Montreal truck driver’s killer awaits sentencing

by Mike King

MONTREAL, Que. – A central Pennsylvania man is to be sentenced this month after being convicted of third-degree murder in the senseless shooting death last year of Canadian trucker Neil Martin Tattersall.

Lance Richard Ossman was found guilty Sept. 27 by a Schuykill County jury that also determined the 37-year-old Tower City, PA, resident is mentally ill.

County Judge Charles M. Miller ordered Ossman be sent to a state prison diagnostic center for up to 60 days to undergo a psychiatric examination before being handed his sentence Nov. 23.

A.J. Serina, the assistant district attorney who prosecuted the case with fellow assistant district attorney James Caravan, suggested Ossman could get up to 40 years behind bars in a mental-health facility within Pennsylvania’s prison system.

The jurors deliberated 11 hours over two days before rendering their decision following the five-day trial.

“It’s still excruciatingly painful,” Tattersall’s widow, Assineth (Anita) Gavrielatos, told Truck News on her return home to the Montreal burrough of Ile Bizard after attending the trial at which she was a witness for the prosecution.

Although she found “some relief” in Ossman’s conviction, Gavrielatos said she still wasn’t ready to talk about her husband’s slaying and the subsequent court case.

Gavrielatos, who was secretary of G.T.X. Auto Transport Inc. that Tattersall founded in 1997, testified she last spoke with him in a telephone call while he was travelling south on Interstate 84 in Pike County, PA, around 11:30 p.m.

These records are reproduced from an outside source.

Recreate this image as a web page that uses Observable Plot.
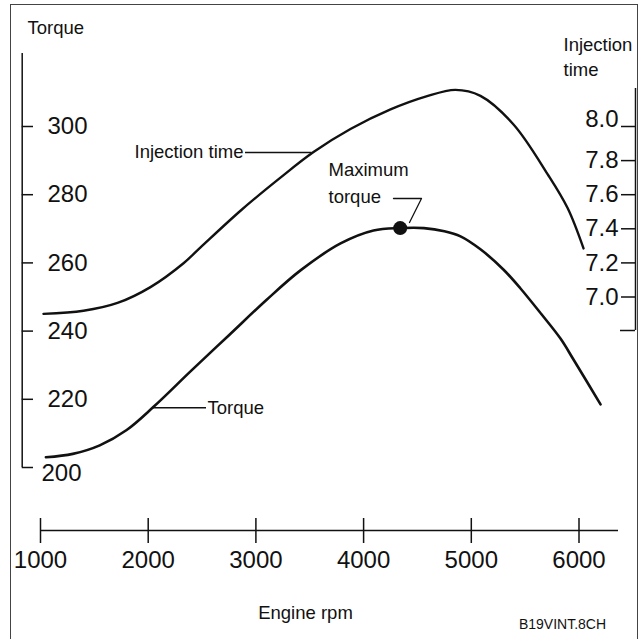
<!DOCTYPE html>
<html>
<head>
<meta charset="utf-8">
<script src="https://cdn.jsdelivr.net/npm/d3@7"></script>
<script src="https://cdn.jsdelivr.net/npm/@observablehq/plot@0.6"></script>
<style>
  html, body { margin: 0; padding: 0; background: #fff; }
  #wrap { position: relative; width: 640px; height: 639px; overflow: hidden; }
  #border { position: absolute; left: 10px; top: 4px; width: 628px; height: 660px;
            border: 1.2px solid #444; box-sizing: border-box; pointer-events: none; }
</style>
</head>
<body>
<div id="wrap"><div id="border"></div></div>
<script>
// ---------- data ----------
const rpmTicks = [1000, 2000, 3000, 4000, 5000, 6000];
const torqueTicks = [200, 220, 240, 260, 280, 300];
const injTicks = [7.0, 7.2, 7.4, 7.6, 7.8, 8.0];
const injTickLabels = ["7.0", "7.2", "7.4", "7.6", "7.8", "8.0"];

const torqueRpm = [1050, 1300, 1550, 1800, 2050, 2400, 2750, 3100, 3414, 3786, 4092, 4340, 4560, 4750, 4900, 5085, 5300, 5457, 5650, 5828, 5950, 6200];
const torqueVal = [203.0, 204.0, 206.5, 211.0, 217.8, 228.4, 238.8, 249.2, 257.8, 265.7, 269.5, 270.2, 270.2, 269.3, 267.8, 264.0, 258.0, 252.5, 245.0, 237.8, 231.6, 218.5];

const injRpm = [1028, 1399, 1715, 2021, 2328, 2486, 2857, 3228, 3535, 3878, 4250, 4575, 4853, 5085, 5392, 5708, 5893, 6042];
const injVal = [6.901, 6.919, 6.965, 7.058, 7.198, 7.291, 7.506, 7.70, 7.85, 7.985, 8.10, 8.175, 8.215, 8.18, 8.012, 7.721, 7.523, 7.285];

const maxTorque = {rpm: 4340, torque: 270.2};
const injLabelRpm = 3520;     // where "Injection time" leader meets its curve
const torqueLabelRpm = 2040;  // where "Torque" leader meets its curve

// ---------- layout ----------
const W = 640, H = 639;
const mL = 40, mR = 61.5, mT = 126, mB = 172;
const xs = d3.scaleLinear([1000, 6000], [mL, W - mR]);
const ys = d3.scaleLinear([200, 300], [H - mB, mT]);
const X = px => xs.invert(px);
const Y = px => ys.invert(px);
// injection time (ms) expressed on the torque scale
const toT = t => 250 + (t - 7) * 50;

const torqueData = torqueRpm.map((r, i) => ({rpm: r, v: torqueVal[i]}));
const injData = injRpm.map((r, i) => ({rpm: r, v: toT(injVal[i])}));
const torqueAt = r => d3.scaleLinear(torqueRpm, torqueVal)(r);

const font = "Liberation Sans, Arial, Helvetica, sans-serif";
const ink = "#111";
const numSize = 24, labSize = 18.5;

const chart = Plot.plot({
  width: W, height: H,
  marginLeft: mL, marginRight: mR, marginTop: mT, marginBottom: mB,
  x: {domain: [1000, 6000], axis: null},
  y: {domain: [200, 300], axis: null},
  style: {fontFamily: font, background: "transparent", overflow: "visible", color: ink},
  marks: [
    // left (torque) axis
    Plot.ruleX([X(21.7)], {y1: Y(467), y2: Y(53), stroke: ink, strokeWidth: 1.5}),
    Plot.ruleY(torqueTicks, {y: d => d, x1: X(21.7), x2: X(33), stroke: ink, strokeWidth: 1.5}),
    Plot.text(torqueTicks.slice(1), {x: X(47), y: d => d, text: d => String(d), textAnchor: "start",
      fontSize: numSize, fill: ink}),
    Plot.text(torqueTicks.slice(0, 1), {x: X(41), y: d => d, dy: 6, text: d => String(d), textAnchor: "start",
      fontSize: numSize, fill: ink}),
    Plot.text(["Torque"], {x: X(27), y: Y(28), text: d => d, textAnchor: "start", fontSize: labSize, fill: ink}),

    // right (injection time) axis
    Plot.ruleX([X(635)], {y1: Y(330), y2: Y(88), stroke: ink, strokeWidth: 1.5}),
    Plot.ruleY([Y(330)], {x1: X(620), x2: X(635), stroke: ink, strokeWidth: 1.5}),
    Plot.ruleY(injTicks, {y: d => toT(d), x1: X(621), x2: X(635), stroke: ink, strokeWidth: 1.5}),
    Plot.text(injTicks.slice(0, 5), {x: X(618), y: d => toT(d), text: (d, i) => injTickLabels[i], textAnchor: "end",
      fontSize: numSize, fill: ink}),
    Plot.text(injTicks.slice(5), {x: X(618), y: d => toT(d), dy: -7, text: () => injTickLabels[5], textAnchor: "end",
      fontSize: numSize, fill: ink}),
    Plot.text(["Injection", "time"], {x: X(563), y: (d, i) => Y(45 + i * 25), text: d => d, textAnchor: "start",
      fontSize: labSize, fill: ink}),

    // bottom (rpm) axis
    Plot.ruleY([Y(530)], {x1: 1000, x2: X(618), stroke: ink, strokeWidth: 1.5}),
    Plot.ruleX(rpmTicks, {x: d => d, y1: Y(518), y2: Y(543), stroke: ink, strokeWidth: 1.5}),
    Plot.text(rpmTicks, {x: d => d, y: Y(560), text: d => String(d), fontSize: numSize, fill: ink}),
    Plot.text(["Engine rpm"], {x: X(305), y: Y(613), text: d => d, fontSize: labSize, fill: ink}),
    Plot.text(["B19VINT.8CH"], {x: X(562), y: Y(624), text: d => d, fontSize: 14, fill: ink}),

    // curves
    Plot.line(injData, {x: "rpm", y: "v", curve: "catmull-rom", stroke: ink, strokeWidth: 2.4}),
    Plot.line(torqueData, {x: "rpm", y: "v", curve: "catmull-rom", stroke: ink, strokeWidth: 2.6}),
    Plot.dot([maxTorque], {x: "rpm", y: "torque", r: 7, fill: ink, stroke: "none"}),

    // annotations
    Plot.text(["Injection time"], {x: X(243), y: Y(152), text: d => d, textAnchor: "end", fontSize: labSize, fill: ink}),
    Plot.ruleY([Y(152)], {x1: X(245), x2: injLabelRpm, stroke: ink, strokeWidth: 1.3}),

    Plot.ruleY([torqueAt(torqueLabelRpm)], {x1: torqueLabelRpm, x2: X(206), stroke: ink, strokeWidth: 1.3}),
    Plot.text(["Torque"], {x: X(207), y: torqueAt(torqueLabelRpm), text: d => d, textAnchor: "start",
      fontSize: labSize, fill: ink}),

    Plot.text(["Maximum", "torque"], {x: X(328), y: (d, i) => Y(170 + i * 27), text: d => d, textAnchor: "start",
      fontSize: labSize, fill: ink}),
    Plot.line([[X(393), Y(198)], [X(421), Y(198)], [X(409), Y(222)]], {stroke: ink, strokeWidth: 1.3})
  ]
});
document.getElementById("wrap").prepend(chart);
</script>
</body>
</html>
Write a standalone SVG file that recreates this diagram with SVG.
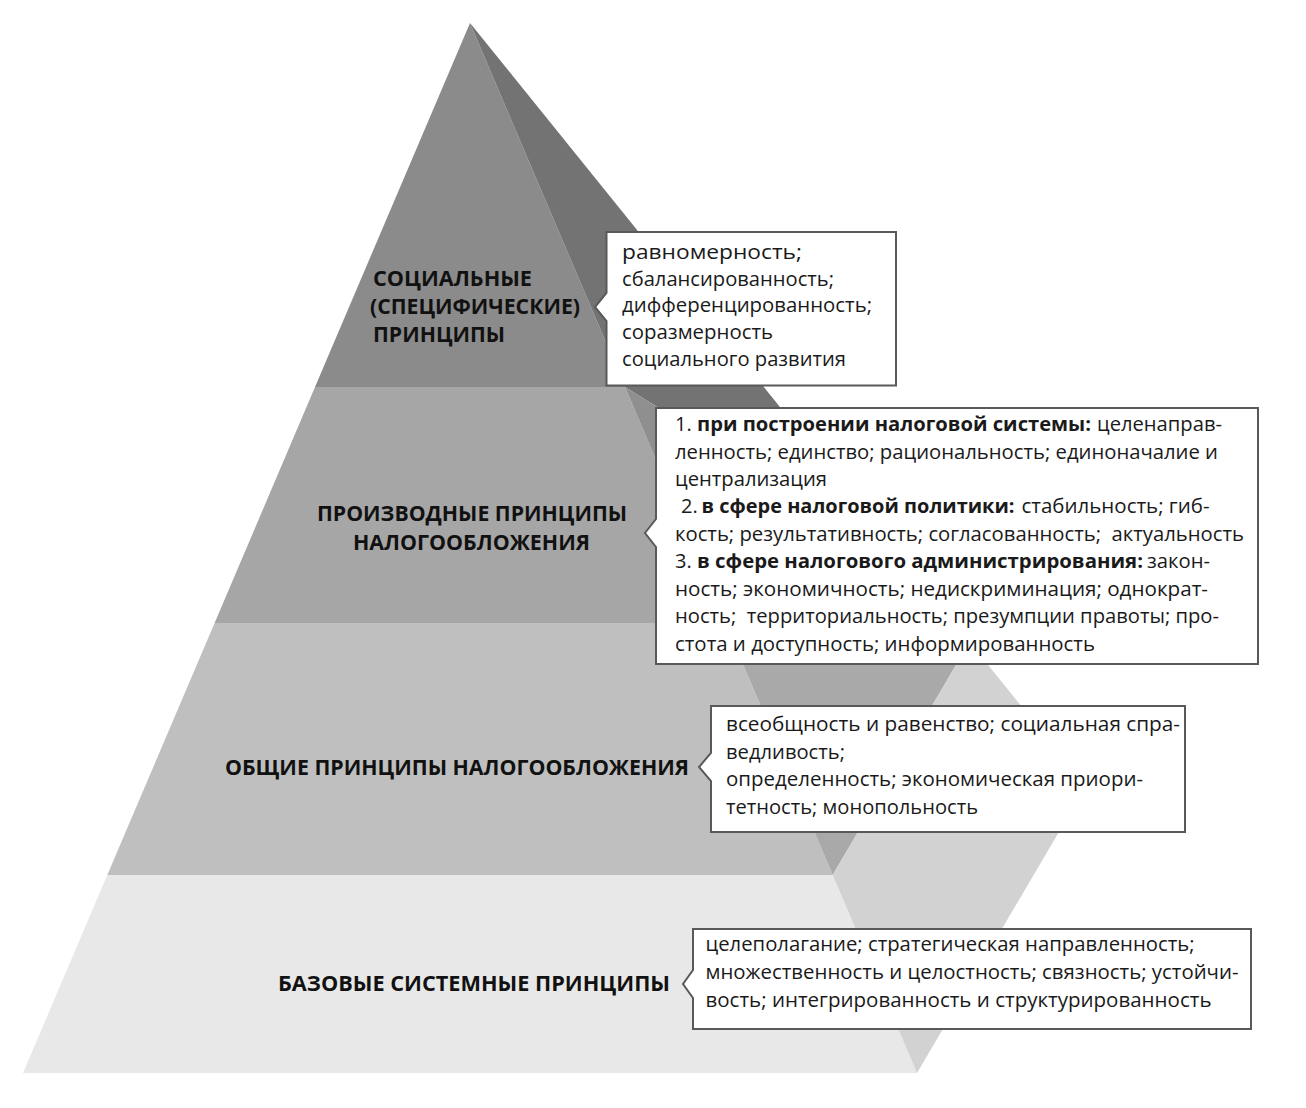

April 20, 2004 – three days before his 55th birthday.

Tattersall, whose company specialized in hauling luxury vehicles between Canada and the U.S., was on his way to pick up a load of cars in Florida.

Mere hours after their conversation, he was gunned down in a hail of bullets in his Freightliner at a pull-off area along Interstate 81 in nearby Schuykill County.

A passing trucker called 911 at 6:30 a.m. Apr. 21 to report that a tractor-trailer with its windows smashed was parked on the pull-off.

About an hour later and less than 16 kilometres north of the scene, state trooper Michael Gownley pulled his cruiser over to assist a driver (Ossman) with a flat tire.

Gownley testified the driver’s hands and clothes were bloody and that he told the policeman he could fix the shredded tire with a “big knife” he had in the car.

But when Gownley noticed a rifle in the vehicle, he called for backup. Police recovered seven guns, assorted knives, including a sword and machetes, as well as a stun gun and stun baton.

Officers discovered Tattersall’s bullet-ridden body while checking the report about the truck with the smashed windows about 10 a.m.

After matching the bloody trucking company jacket Ossman was wearing with the logo on Tattersall’s truck, he was arrested.

County pathologist Richard Bindie took the stand to say Tattersall was shot 11 times from all directions, at least three fired at close range.

Bindie added that any of three particular wounds – to his upper eyelid, chin and left side – were enough to kill Tattersall. He was also shot in the heart and neck.

Five bullets recovered from his body were fired from a .32-caliber semi-automatic pistol that was found in Ossman’s car along with a towel stained with blood that matched both men.

Larry Rotenberg, a psychiatrist testifying for the defence, told the court that Ossman “had a particular sensitivity to people coming up behind him. He (believed) he had to do something cataclysmic to save himself.”

Although he never directly admitted to killing Tattersall, Ossman expressed feelings of guilt and claimed he was possessed by a demon when he reacted to the trucker allegedly tail-gaiting him that day.

Ossman has been diagnosed as bipolar and was honorably discharged from the U.S. Army in 1987 on the basis of the mental illness.

An online Internet poll conducted on a U.S. Web site found nearly 47 per cent of respondents (38 of 81) thought Ossman deserves the death penalty: no questions asked.

Another 12 per cent voted on a sentence of 100 years or life imprisonment while an almost equal number indicated the “idiot” should kill himself and save the taxpayers.

In an ironic twist of fate, another Quebec trucker lost his life in Schuykill County on the same day of Ossman’s conviction.

Pierre-Luc D’Amours of Saint-Anaclet-de-Lessard in the lower St. Lawrence region was killed when several tractor-trailers and passenger cars collided on the northbound lanes of Interstate 81 near Pine Grove, PA, the morning of Sept. 27.

The county coroner said the 24-year-old driver for Fidle Tremblay Inc. of Saint-Luce, Que., was killed when his load of steel I-beams shifted then punched into the tractor and pinned him inside the cabin.

“It intruded into the passenger compartment six feet,” coroner David J. Dutcavich reported. “He was crushed between the seat and steering wheel.”